Ratio metrics: analyzable + delta-method sizing + demo (Phase 3 T3.1, 2026-06-26)

Workstream (2) of Юля’s chosen next steps (handoff #20). The ratio live-stats block (F2 delta method) only renders for an analyzed project, but routes/analysis._build_calculation_payload rejected ratio sizing with a 422 — so a ratio experiment could never be analyzed and its live block never surfaced, and no ratio demo could exist. This makes ratio a first-class, analyzable metric and adds a ratio demo.

Approach — delta-method sizing reduces to the continuous formula

A ratio metric R = E[Y]/E[X] is sized by the delta method: the per-user linearized value Y - R*X is the analysis unit, with mean R (the baseline ratio) and a per-user standard deviation σ_L. The two-sample sample-size formula is then exactly the continuous one with baseline = R, std_dev = σ_L. So ratio sizing reuses the verified continuous math (no new statistic) and — crucially — produces a normal calculation_result, leaving the report builder, the frontend CalculationsSection, and the decision service unchanged. This is a far smaller blast radius than threading “optional sizing” through the whole report/UI stack, and it makes ratio fully first-class (sizing and the existing live delta-method analysis).
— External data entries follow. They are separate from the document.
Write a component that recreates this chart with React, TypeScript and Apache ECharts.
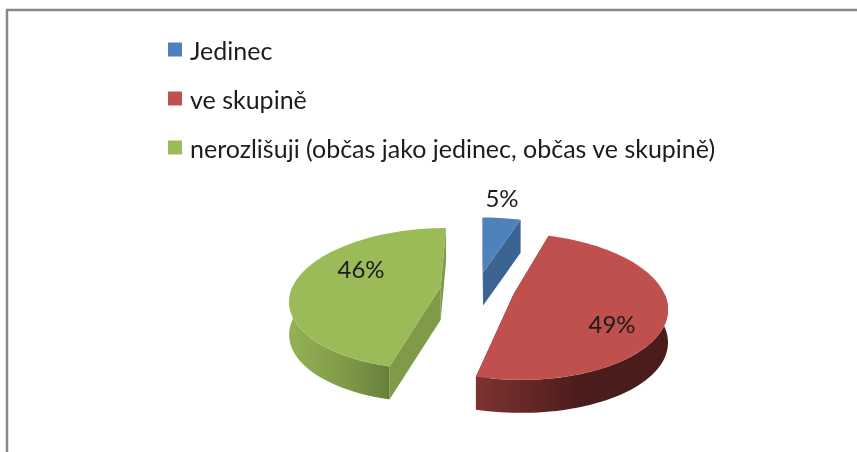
import React, { useEffect, useRef } from "react";
import * as echarts from "echarts";

const categories = ["Jedinec", "ve skupině", "nerozlišuji (občas jako jedinec, občas ve skupině)"];
const shares = [5, 49, 46];
const topColors = ["#4F81BD", "#C0504D", "#9BBB59"];
const sideColors = ["#3B6493", "#5A2322", "#7F9B48"];
const wallStops = [
  ["#3B6493", "#3B6493", "#3B6493"],
  ["#7D3331", "#4A1C1B", "#4A1C1B"],
  ["#94B156", "#7F9B48", "#66803A"],
];
const labelPositions = [
  [502, 197],
  [612, 323],
  [361, 268],
];

const CX = 477.5, CY = 289, RX = 149, RY = 69.5, PERSP = 0.17, EXPLODE = 0.25, DEPTH = 33;

function project(u: number, v: number, drop = 0): number[] {
  const s = 1 / (1 - PERSP * v);
  return [CX + RX * u * s, CY + RY * v * s + drop];
}

function sliceRange(index: number): number[] {
  const total = shares.reduce((a, b) => a + b, 0);
  const before = shares.slice(0, index).reduce((a, b) => a + b, 0);
  return [(before / total) * 360, ((before + shares[index]) / total) * 360];
}

function rimPoints(a0: number, a1: number, ex: number, ey: number, drop = 0): number[][] {
  const pts: number[][] = [];
  const n = Math.max(2, Math.ceil(Math.abs(a1 - a0) / 2));
  for (let i = 0; i <= n; i++) {
    const t = ((a0 + ((a1 - a0) * i) / n) * Math.PI) / 180;
    pts.push(project(ex + Math.sin(t), ey - Math.cos(t), drop));
  }
  return pts;
}

function makeRenderItem(index: number) {
  return () => {
    const [a0, a1] = sliceRange(index);
    const mid = (((a0 + a1) / 2) * Math.PI) / 180;
    const ex = EXPLODE * Math.sin(mid);
    const ey = -EXPLODE * Math.cos(mid);
    const apex = project(ex, ey);
    const apexLow = project(ex, ey, DEPTH);
    const children: any[] = [];
    [a0, a1].forEach((a) => {
      const top = rimPoints(a, a, ex, ey)[0];
      const low = rimPoints(a, a, ex, ey, DEPTH)[0];
      children.push({
        type: "polygon",
        shape: { points: [apex, top, low, apexLow] },
        style: { fill: sideColors[index] },
      });
    });
    const w0 = Math.max(a0, 90);
    const w1 = Math.min(a1, 270);
    if (w1 > w0) {
      const upper = rimPoints(w0, w1, ex, ey);
      const lower = rimPoints(w0, w1, ex, ey, DEPTH).reverse();
      children.push({
        type: "polygon",
        shape: { points: upper.concat(lower) },
        style: {
          fill: {
            type: "linear", x: 0, y: 0, x2: 1, y2: 0,
            colorStops: [
              { offset: 0, color: wallStops[index][0] },
              { offset: 0.55, color: wallStops[index][1] },
              { offset: 1, color: wallStops[index][2] },
            ],
          },
        },
      });
    }
    children.push({
      type: "polygon",
      shape: { points: [apex].concat(rimPoints(a0, a1, ex, ey)) },
      style: { fill: topColors[index] },
    });
    children.push({
      type: "text",
      x: labelPositions[index][0],
      y: labelPositions[index][1],
      style: {
        text: `${shares[index]}%`,
        fill: "#1c1c1c",
        font: "24px Lato",
        align: "center",
        verticalAlign: "middle",
      },
    });
    return { type: "group", children };
  };
}

export default function App() {
  const ref = useRef<HTMLDivElement>(null);
  useEffect(() => {
    document.body.style.margin = "0";
    const chart = echarts.init(ref.current!, null, { renderer: "svg" });
    chart.setOption({
      animation: false,
      backgroundColor: "#ffffff",
      legend: {
        orient: "vertical",
        left: 163,
        top: 32,
        itemWidth: 14,
        itemHeight: 14,
        itemGap: 24,
        icon: "rect",
        textStyle: { fontFamily: "Lato", fontSize: 25, color: "#1c1c1c", padding: [0, 0, 0, 3] },
        data: categories.map((name, i) => ({ name, itemStyle: { color: topColors[i] } })),
      },
      graphic: [
        {
          type: "polyline",
          shape: { points: [[7, 452], [7, 10], [857, 10]] },
          style: { stroke: "#878787", lineWidth: 2.5, fill: "none" },
        },
      ],
      series: categories.map((name, i) => ({
        type: "custom",
        name,
        coordinateSystem: "none",
        silent: true,
        itemStyle: { color: topColors[i] },
        renderItem: makeRenderItem(i),
        data: [[shares[i]]],
      })),
    });
    return () => chart.dispose();
  }, []);
  return <div ref={ref} style={{ width: 857, height: 452, filter: "blur(0.5px)" }} />;
}
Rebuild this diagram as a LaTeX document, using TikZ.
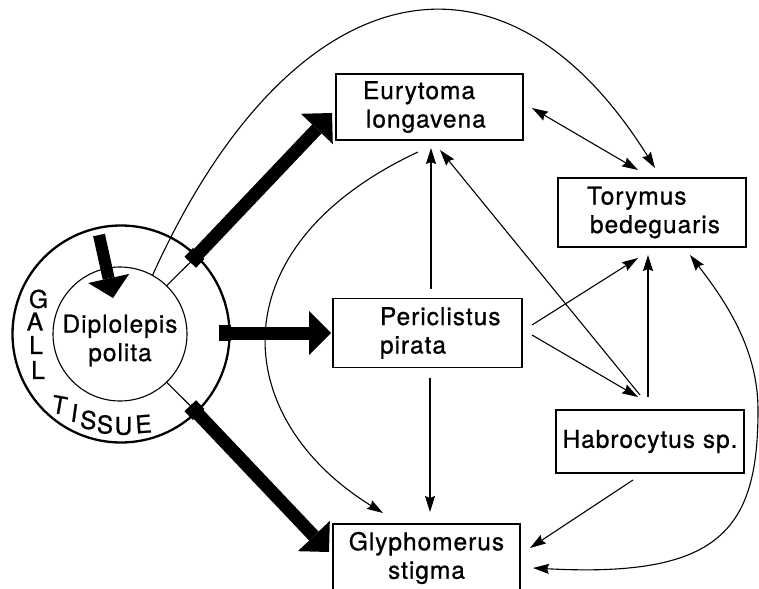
\documentclass[tikz,border=0pt]{standalone}
\usepackage{fontspec}
\setmainfont{TeX Gyre Heros}[LetterSpace=4,FakeBold=0.8]
\usetikzlibrary{arrows.meta,calc}
\tikzset{
  >={Stealth[length=16pt,width=10pt,inset=2pt]},
  box/.style={draw, line width=1.4pt, inner ysep=0pt, outer sep=0pt, font=\fontsize{24.5}{28.5}\selectfont},
  conn/.style={line width=1.1pt},
  bigarrow/.style={line width=13pt, -{Triangle[length=22pt,width=44pt,line width=0pt]}},
  knob/.style={line width=16pt},
  letter/.style={inner sep=0pt, outer sep=0pt, font=\fontsize{24.5}{28.5}\selectfont},
}
\begin{document}
\begin{tikzpicture}[x=1pt,y=-1pt]
\useasboundingbox (0,0) rectangle (759,588);
% gall
\node[circle, draw, line width=2.3pt, minimum size=217pt, inner sep=0pt, outer sep=0pt] (tissue) at (121,334) {};
\node[circle, draw, line width=1.1pt, minimum size=134pt, inner sep=0pt, outer sep=0pt, align=center,
      font=\fontsize{24.5}{28.5}\selectfont] (gall) at (120,334) {\rule{0pt}{31pt}Diplolepis\\polita};
% GALL TISSUE letters
\node[letter] (g1) at (38.5,299) {G};
\node[letter] (g2) at (35,321.5) {A};
\node[letter] (g3) at (36,345) {L};
\node[letter] (g4) at (38,370) {L};
\node[letter, rotate=-10] (t1) at (59.5,405) {T};
\node[letter, rotate=-8] (t2) at (74.5,413) {I};
\node[letter, rotate=-5] (t3) at (88.5,420) {S};
\node[letter, rotate=-2] (t4) at (105,424.5) {S};
\node[letter] (t5) at (123.5,426) {U};
\node[letter, rotate=4] (t6) at (143.5,424) {E};
% boxes
\node[box, minimum width=187pt, minimum height=66pt, text width=171pt, inner xsep=8pt, align=left] (eury) at (429.5,107)
  {\hspace*{19pt}Eurytoma\\\hspace*{22pt}longavena};
\node[box, minimum width=188pt, minimum height=69pt, text width=172pt, inner xsep=8pt, align=left] (tory) at (652,212.5)
  {\hspace*{21pt}Torymus\\\hspace*{24pt}bedeguaris};
\node[box, minimum width=189pt, minimum height=69pt, text width=173pt, inner xsep=8pt, align=left] (peri) at (427.5,333)
  {\hspace*{39pt}Periclistus\\\hspace*{39pt}pirata};
\node[box, minimum width=188pt, minimum height=63pt, align=center] (habr) at (650,441.5) {Habrocytus sp.};
\node[box, minimum width=187pt, minimum height=68pt, align=center] (glyph) at (426.5,558) {Glyphomerus\\stigma};
% thick arrows
\coordinate (s1) at ($(tissue.center)!0.92!(tissue.46.5)$);
\coordinate (e1) at ($(eury.west)+(-4,6)$);
\coordinate (s2) at ($(tissue.center)!0.92!(tissue.-46.2)$);
\coordinate (e2) at ($(glyph.west)+(-4,-6)$);
\coordinate (s3) at ($(tissue.east)+(-11,-1)$);
\coordinate (e3) at ($(peri.west)+(-2,0)$);
\draw[conn] (gall.46.5) -- (s1);
\draw[conn] (gall.-46.2) -- (s2);
\draw[bigarrow] (s1) -- (e1);
\draw[bigarrow] (s2) -- (e2);
\draw[bigarrow] (s3) -- (e3);
\draw[knob] (s1) -- ($(s1)!12pt!(e1)$);
\draw[knob] (s2) -- ($(s2)!12pt!(e2)$);
\draw[knob] (s3) -- ($(s3)!12pt!(e3)$);
% food arrow into gall
\coordinate (f1) at (99,235);
\coordinate (f2) at (113,298);
\draw[line width=12pt, -{Triangle[length=20pt,width=42pt,line width=0pt]}] (f1) -- (f2);
% thin connectors
\draw[conn,<->] ($(eury.east)+(9,1)$) -- ($(tory.north)+(-14,-8)$);
\draw[conn,->] (gall.61.5) .. controls (289,-27) and (501,-79) .. ($(tory.north)+(3,-10)$);
\draw[conn,->] ($(peri.north)+(3.5,-10)$) -- ($(eury.south)+(1.5,8)$);
\draw[conn,->] ($(habr.north)+(-10,-15)$) -- ($(eury.south)+(10.5,10)$);
\draw[conn,->] ($(peri.east)+(10,-8)$) -- ($(tory.south)+(-14,11)$);
\draw[conn,->] ($(peri.east)+(10,2)$) -- ($(habr.north)+(-12,-13)$);
\draw[conn,->] ($(habr.north)+(-2,-13)$) -- ($(tory.south)+(-4,8)$);
\coordinate (rc) at (758,410);
\draw[conn,<->] ($(tory.south)+(38,8)$) .. controls (727,303) and (758,350) .. (rc)
   .. controls (758,530) and (720,578) .. ($(glyph.east)+(13,10)$);
\draw[conn,->] ($(peri.south)+(2.5,10)$) -- ($(glyph.north)+(3.5,-12)$);
\draw[conn,->] ($(habr.south)+(-17,7)$) -- ($(glyph.east)+(10,-10)$);
\draw[conn,->] ($(eury.south)+(-11.5,12)$) .. controls (215.5,246.5) and (229,418) .. ($(glyph.north)+(-43.5,-11)$);
\end{tikzpicture}
\end{document}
Verified parity: a ratio payload and the equivalent continuous payload produce an identical planned sample size (test_ratio_calculation_reduces_to_continuous_delta_method).

Changes

Backend

schemas/api.py — CalculationRequest.metric_type accepts "ratio"; its validator requires a positive baseline ratio and a positive std_dev for ratio (ratio-specific i18n messages).
services/calculations_service.py — ratio branch reduces to calculate_continuous_sample_size (baseline R, std_dev σ_L), then restamps metric_type="ratio" and the lead assumption to name the delta-method linearization. CUPED stays continuous-only; the bayesian path already routes non-binary through the continuous formula; sequential is metric-agnostic.
routes/analysis.py — _build_calculation_payload no longer blanket-rejects ratio; it raises a clear 422 only when a ratio metric is missing std_dev (otherwise sizing proceeds like continuous).
app/backend/app/i18n/*.json (7 locales) — errors.schemas.ratio_baseline_positive / ratio_std_positive.

Demo (data + template)

templates/ad_ctr_ratio.yaml — new built-in ratio template (Feed Ad Click-Through Ratio: ad_ctr = ad_clicks / ad_impressions, R=0.05, σ_L=0.09).
startup_seed.py — adds the ratio demo to SAMPLE_PROJECTS (now 4 demo projects). It flows through the ordinary analyze path automatically (now that ratio is analyzable).
demo_execution.py — build_ad_ctr_execution seeds 1200 users/arm with a per-user variable number of impressions (the denominator differs per user — the point of a ratio) and a binomial number of clicks at the arm’s true rate (control 0.046 → treatment 0.062), so the live ratio comparison reads significant, the always-valid view crosses, and the decision reads ship.

Frontend

lib/field-config.ts — the std_dev field is shown for ratio (not just continuous); the baseline_value / std_dev tooltips explain the ratio meaning (baseline ratio R; per-user linearized std).
hooks/useCalculationPreview.ts — canCompute allows ratio once R>0 and std_dev>0.
lib/payload.ts — buildCalculationPayload no longer throws for ratio; it sizes ratio like a continuous metric.
lib/generated/api-contract.ts — regenerated (CalculateRequest metric_type now includes ratio).

Verification

New tests: calculator ratio↔continuous parity + std_dev requirement (test_calculations.py); /api/v1/design sizes ratio (200) and rejects ratio-without-std_dev (422) (test_api_routes.py); ratio demo builder shape + determinism (test_demo_execution.py); the seeded ratio demo’s live block is significant on the demo path (test_startup_seed.py); ratio preview path (useCalculationPreview.test.tsx).
Updated stale counts: built-in templates 10→11, demo projects 3→4.
Gate (serial, Windows): ruff ✓ · mypy --strict 67 ✓ · backend suite ✓ · tsc ✓ · targeted vitest ✓ · vite build 493.59 kB < 500 ✓ · contract --check ✓ · locale-content 14 clean ✓.
End-to-end (seeded demo, SQLite): ratio R control 0.0445 vs treatment 0.0628, p≈0, frequentist + always-valid significant, SRM ok, decision = ship, ratio read ~6 ms (fast after the live-read indexing work).